▶ [Problem requirements]: Examine the material below. Gather every line in which the string "document" appears.

▶ [Source material]:
☆ ☆ ☆ ☆
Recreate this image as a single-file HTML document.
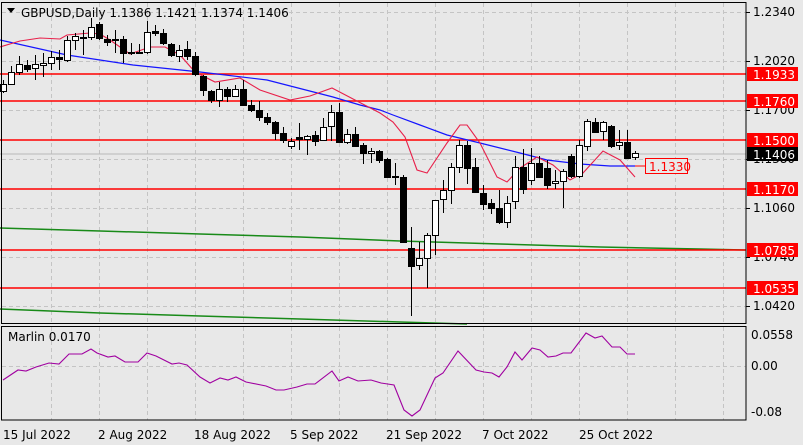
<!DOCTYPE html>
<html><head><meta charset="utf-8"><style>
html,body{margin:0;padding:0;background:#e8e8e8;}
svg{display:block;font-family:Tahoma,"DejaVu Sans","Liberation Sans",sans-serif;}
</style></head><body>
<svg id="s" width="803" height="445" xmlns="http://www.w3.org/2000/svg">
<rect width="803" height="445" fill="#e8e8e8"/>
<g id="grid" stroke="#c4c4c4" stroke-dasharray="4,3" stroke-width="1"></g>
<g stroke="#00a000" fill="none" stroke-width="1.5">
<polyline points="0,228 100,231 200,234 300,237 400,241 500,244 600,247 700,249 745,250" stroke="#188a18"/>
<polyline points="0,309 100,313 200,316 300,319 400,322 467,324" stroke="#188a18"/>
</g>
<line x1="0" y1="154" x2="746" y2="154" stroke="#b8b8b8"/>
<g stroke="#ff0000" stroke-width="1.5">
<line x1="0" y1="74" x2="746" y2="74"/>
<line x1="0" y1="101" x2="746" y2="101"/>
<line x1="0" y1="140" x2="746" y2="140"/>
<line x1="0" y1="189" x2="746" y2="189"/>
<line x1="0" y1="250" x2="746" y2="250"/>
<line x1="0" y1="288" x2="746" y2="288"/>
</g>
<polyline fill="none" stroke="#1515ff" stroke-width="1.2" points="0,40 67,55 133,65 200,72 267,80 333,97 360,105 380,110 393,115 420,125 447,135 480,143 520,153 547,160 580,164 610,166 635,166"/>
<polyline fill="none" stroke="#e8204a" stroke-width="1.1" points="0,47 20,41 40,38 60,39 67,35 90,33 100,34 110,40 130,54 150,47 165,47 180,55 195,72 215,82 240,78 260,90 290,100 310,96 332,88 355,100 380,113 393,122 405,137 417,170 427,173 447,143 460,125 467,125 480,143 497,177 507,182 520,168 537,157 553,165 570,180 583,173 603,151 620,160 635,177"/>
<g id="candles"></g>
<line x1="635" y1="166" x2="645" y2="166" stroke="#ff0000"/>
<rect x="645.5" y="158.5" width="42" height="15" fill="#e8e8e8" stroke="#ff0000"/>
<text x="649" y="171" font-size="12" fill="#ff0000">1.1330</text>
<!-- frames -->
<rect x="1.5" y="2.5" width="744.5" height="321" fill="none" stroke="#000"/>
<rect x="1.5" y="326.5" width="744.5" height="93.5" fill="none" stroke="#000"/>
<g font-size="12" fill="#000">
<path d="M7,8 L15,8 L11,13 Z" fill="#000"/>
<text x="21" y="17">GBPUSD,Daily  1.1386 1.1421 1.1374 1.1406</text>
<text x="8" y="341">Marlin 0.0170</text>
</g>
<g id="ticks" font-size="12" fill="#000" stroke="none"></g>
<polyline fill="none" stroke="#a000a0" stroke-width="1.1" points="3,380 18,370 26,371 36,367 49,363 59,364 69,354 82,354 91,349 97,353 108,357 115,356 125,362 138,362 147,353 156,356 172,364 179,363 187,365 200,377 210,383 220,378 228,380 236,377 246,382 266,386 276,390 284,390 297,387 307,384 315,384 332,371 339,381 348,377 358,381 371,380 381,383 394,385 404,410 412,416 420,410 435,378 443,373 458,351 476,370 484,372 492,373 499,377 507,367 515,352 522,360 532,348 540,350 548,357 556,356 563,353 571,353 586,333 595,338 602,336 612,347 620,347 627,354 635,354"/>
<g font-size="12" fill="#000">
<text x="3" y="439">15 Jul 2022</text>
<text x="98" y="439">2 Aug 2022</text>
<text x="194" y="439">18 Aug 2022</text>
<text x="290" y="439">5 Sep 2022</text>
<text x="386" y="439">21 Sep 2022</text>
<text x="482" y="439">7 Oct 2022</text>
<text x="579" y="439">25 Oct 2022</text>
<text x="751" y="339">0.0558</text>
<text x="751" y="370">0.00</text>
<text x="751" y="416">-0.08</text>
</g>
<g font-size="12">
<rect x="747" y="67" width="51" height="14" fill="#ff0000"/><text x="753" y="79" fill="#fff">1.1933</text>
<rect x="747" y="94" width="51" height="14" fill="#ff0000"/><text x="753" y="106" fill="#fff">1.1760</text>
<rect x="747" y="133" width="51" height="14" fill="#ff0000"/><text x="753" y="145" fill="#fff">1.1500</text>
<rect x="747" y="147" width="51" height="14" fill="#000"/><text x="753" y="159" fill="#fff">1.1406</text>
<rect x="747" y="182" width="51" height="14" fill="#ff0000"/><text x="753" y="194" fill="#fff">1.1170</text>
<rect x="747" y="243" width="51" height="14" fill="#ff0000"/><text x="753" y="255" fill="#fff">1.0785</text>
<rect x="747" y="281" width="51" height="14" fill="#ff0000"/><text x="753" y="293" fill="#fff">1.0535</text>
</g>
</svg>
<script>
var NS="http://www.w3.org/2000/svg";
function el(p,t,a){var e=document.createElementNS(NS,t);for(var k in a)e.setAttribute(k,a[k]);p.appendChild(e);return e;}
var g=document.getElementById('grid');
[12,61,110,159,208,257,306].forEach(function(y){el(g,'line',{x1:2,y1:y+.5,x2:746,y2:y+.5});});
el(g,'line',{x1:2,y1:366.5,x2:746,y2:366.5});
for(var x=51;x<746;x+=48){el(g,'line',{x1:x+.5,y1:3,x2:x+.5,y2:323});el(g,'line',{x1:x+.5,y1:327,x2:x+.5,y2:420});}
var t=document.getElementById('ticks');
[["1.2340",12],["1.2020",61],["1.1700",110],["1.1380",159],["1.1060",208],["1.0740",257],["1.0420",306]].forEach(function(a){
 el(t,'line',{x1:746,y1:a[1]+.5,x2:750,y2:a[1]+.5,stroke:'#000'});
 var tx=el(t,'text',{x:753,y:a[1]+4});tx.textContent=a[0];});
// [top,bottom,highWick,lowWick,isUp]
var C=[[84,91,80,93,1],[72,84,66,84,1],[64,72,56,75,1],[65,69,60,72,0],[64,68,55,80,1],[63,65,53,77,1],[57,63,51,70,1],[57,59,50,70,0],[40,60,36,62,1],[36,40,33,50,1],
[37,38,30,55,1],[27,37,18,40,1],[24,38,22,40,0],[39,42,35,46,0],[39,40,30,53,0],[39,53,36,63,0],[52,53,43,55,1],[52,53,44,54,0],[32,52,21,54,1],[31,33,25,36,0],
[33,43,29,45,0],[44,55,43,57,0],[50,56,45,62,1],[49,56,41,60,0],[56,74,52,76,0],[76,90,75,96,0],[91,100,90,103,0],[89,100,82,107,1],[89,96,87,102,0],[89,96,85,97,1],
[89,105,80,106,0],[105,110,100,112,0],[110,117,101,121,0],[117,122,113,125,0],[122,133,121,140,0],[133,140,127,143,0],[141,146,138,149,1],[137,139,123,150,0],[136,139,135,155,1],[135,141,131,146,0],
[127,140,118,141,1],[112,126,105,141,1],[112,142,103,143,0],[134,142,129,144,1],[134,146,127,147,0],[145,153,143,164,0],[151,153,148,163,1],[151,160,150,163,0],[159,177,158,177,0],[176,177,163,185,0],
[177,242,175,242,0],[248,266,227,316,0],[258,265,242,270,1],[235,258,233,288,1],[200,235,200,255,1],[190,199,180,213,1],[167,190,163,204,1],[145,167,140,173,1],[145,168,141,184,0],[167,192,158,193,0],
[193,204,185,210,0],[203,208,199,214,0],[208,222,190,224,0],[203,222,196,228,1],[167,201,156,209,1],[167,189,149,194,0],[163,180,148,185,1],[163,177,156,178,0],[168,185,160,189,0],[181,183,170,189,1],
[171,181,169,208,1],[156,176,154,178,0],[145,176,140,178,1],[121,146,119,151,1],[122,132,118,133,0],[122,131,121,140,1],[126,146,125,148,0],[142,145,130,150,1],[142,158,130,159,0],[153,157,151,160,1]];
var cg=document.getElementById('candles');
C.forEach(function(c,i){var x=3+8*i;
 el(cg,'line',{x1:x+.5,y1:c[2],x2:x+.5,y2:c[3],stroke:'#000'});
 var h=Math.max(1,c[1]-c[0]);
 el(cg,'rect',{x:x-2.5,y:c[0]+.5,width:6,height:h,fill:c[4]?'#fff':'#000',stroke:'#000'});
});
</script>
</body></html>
☆ ☆ ☆ ☆
▶ [Exercise output]:
Recreate this image as a single-file HTML document.
function el(p,t,a){var e=document.createElementNS(NS,t);for(var k in a)e.setAttribute(k,a[k]);p.appendChild(e);return e;}
var g=document.getElementById('grid');
var t=document.getElementById('ticks');
var cg=document.getElementById('candles');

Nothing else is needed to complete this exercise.